A lot more of this goes on than video conferencing. Culturally the eye contact thing is not actually universal, there are understandings that the lack of eye contact is due to the video conferencing setup. So maybe the personal vanity selfie taking use case is what wins it here.


Does the screen have to be off where the camera is located?

I haven't dug deep but the few videos I saw showed a black bar covering the camera while it was in use (and bright colors when not).


I guess depending on how fast the camera is they could turn off the screen for a fraction of a second in between frames to take a picture. Not sure if that's feasible atm though.


That could actually work. They already make low persistence OLED displays for use in VR, where the screen stays black for most of the frame and a bright bar of image rolls down the screen.

The iPhone can already operate in this mode.

I assume there is a display brightness penalty, but the image quality from the camera should be fine as long as it gets more than half the frame collecting light.


I think it's quite real with OLED. But even with screen on, if you use a specialised CCD with huge dynamic range, I think it's doable.


You might find this interesting https://ieeexplore.ieee.org/document/1521517


A software fix seems more realistic. The latest smartphones packed enough AI circuitry to be able to infer how an image should look if you were staring into the camera.


> Lack of trust due to lack of eye contact

> Let's use fake eyes instead

Not sure that works out there..


How do I get to where I and someone else can trust each other and spend time in person?
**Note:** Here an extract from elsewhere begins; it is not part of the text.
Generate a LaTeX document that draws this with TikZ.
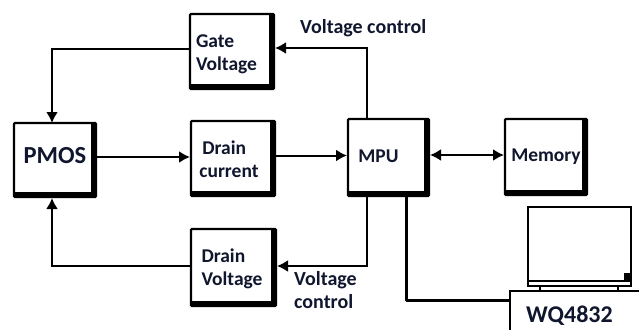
\documentclass[tikz,border=0pt]{standalone}
\usepackage{fontspec}
\setmainfont{Carlito}
\usetikzlibrary{arrows.meta}
\definecolor{inkblue}{RGB}{15,22,45}
\tikzset{
  x=1pt,y=-1pt,
  blockbox/.style={draw=black,line width=2.2pt,fill=white,inner sep=0pt,outer sep=0pt,anchor=north west,
    font=\bfseries\fontsize{19.5}{23}\selectfont,text=inkblue,align=left,rounded corners=1pt,
    path picture={\draw[line width=10pt,black] (path picture bounding box.north east)--(path picture bounding box.south east)--(path picture bounding box.south west);}},
  head/.tip={Latex[length=11pt,width=12pt]},
  conn/.style={line width=2pt,draw=black,-head},
  lbl/.style={font=\bfseries\fontsize{20}{23}\selectfont,text=inkblue,align=left,inner sep=0pt}
}
\begin{document}
\begin{tikzpicture}
\useasboundingbox (0,0) rectangle (639,329);
\node[blockbox,minimum width=84pt,minimum height=75pt] (gate) at (190,14) {\rule{0pt}{19pt}Gate\\Voltage\hspace*{11pt}};
\node[blockbox,minimum width=82pt,minimum height=74pt] (pmos) at (14,123) {\raisebox{10pt}{\fontsize{24.5}{28}\selectfont PMOS}};
\node[blockbox,minimum width=84pt,minimum height=75pt] (drain) at (191,121) {\rule{0pt}{15pt}\hspace*{3pt}Drain\\current\hspace*{8pt}};
\node[blockbox,minimum width=85pt,minimum height=77pt] (dv) at (191,229) {\rule{0pt}{17pt}Drain\\Voltage\hspace*{3pt}};
\node[blockbox,minimum width=81pt,minimum height=77pt] (mpu) at (348,119) {\raisebox{2pt}{MPU}\hspace*{20pt}};
\node[blockbox,minimum width=82pt,minimum height=76pt] (mem) at (505,119) {Memory};
\coordinate (mputop) at (367,119);
\coordinate (mpubot) at (367,196);
\coordinate (mpulink) at (406,196);
\coordinate (pmostop) at (52,123);
\coordinate (pmosbot) at (52,198);
\coordinate (gatein) at (275,48);
\coordinate (gateout) at (190,49);
\coordinate (dvin) at (277,266);
\coordinate (dvout) at (191,266);
\coordinate (pmosout) at (97,157);
\coordinate (drainin) at (190,157);
\coordinate (drainout) at (276,155.5);
\coordinate (mpuin) at (347,155.5);
\coordinate (mpuout) at (430,155);
\coordinate (memin) at (504,155);
\draw[conn] (gateout) -| (pmostop);
\draw[conn] (dvout) -| (pmosbot);
\draw[conn] (pmosout) -- (drainin);
\draw[conn] (drainout) -- (mpuin);
\draw[conn] (mputop) |- (gatein);
\draw[conn] (mpubot) |- (dvin);
\draw[conn,head-head] (mpuout) -- (memin);
% laptop
\node[draw=black,line width=2.4pt,fill=white,minimum width=103pt,minimum height=79pt,anchor=north west,inner sep=0pt,outer sep=0pt] (screen) at (528,207) {};
\coordinate (bandl) at (528,281);
\coordinate (bandr) at (631,281);
\draw[line width=1.6pt,black] (bandl) -- (bandr);
\fill[black] (624,273) rectangle (630,281);
\node[draw=black,line width=1.4pt,fill=white,minimum width=78pt,minimum height=5pt,anchor=north west,inner sep=0pt,outer sep=0pt] (hinge) at (540,286) {};
\node[draw=black,line width=1.6pt,fill=white,minimum width=140pt,minimum height=45pt,anchor=north west,inner sep=0pt,outer sep=0pt] (pc) at (510,291) {};
\node[lbl,font=\bfseries\fontsize{24}{28}\selectfont,anchor=west] (pclabel) at (526,316) {WQ4832};
\coordinate (pcin) at (510,300);
\draw[line width=3pt,black,line join=round] (mpulink) |- (pcin);
\node[lbl,anchor=west] (vc1) at (300,28) {Voltage control};
\node[lbl,anchor=north west] (vc2) at (294,271) {Voltage\\control};
\end{tikzpicture}
\end{document}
I am never going to want to perform in front of a camera. I refuse.


I don't think it would accurately recreate eye contact. Maybe some kind of uncanny valley like version of it, which seems worse than what we have.


It actually does, if you get a chance to use it (I have). Nothing uncanny about it whatsoever.

Keeping the person's eyes roughly around the camera area is achieved by moving/zooming the video on your screen to the appropriate spot. People don't usually move their heads that much, and when they do you can manually or automatically readjust as required.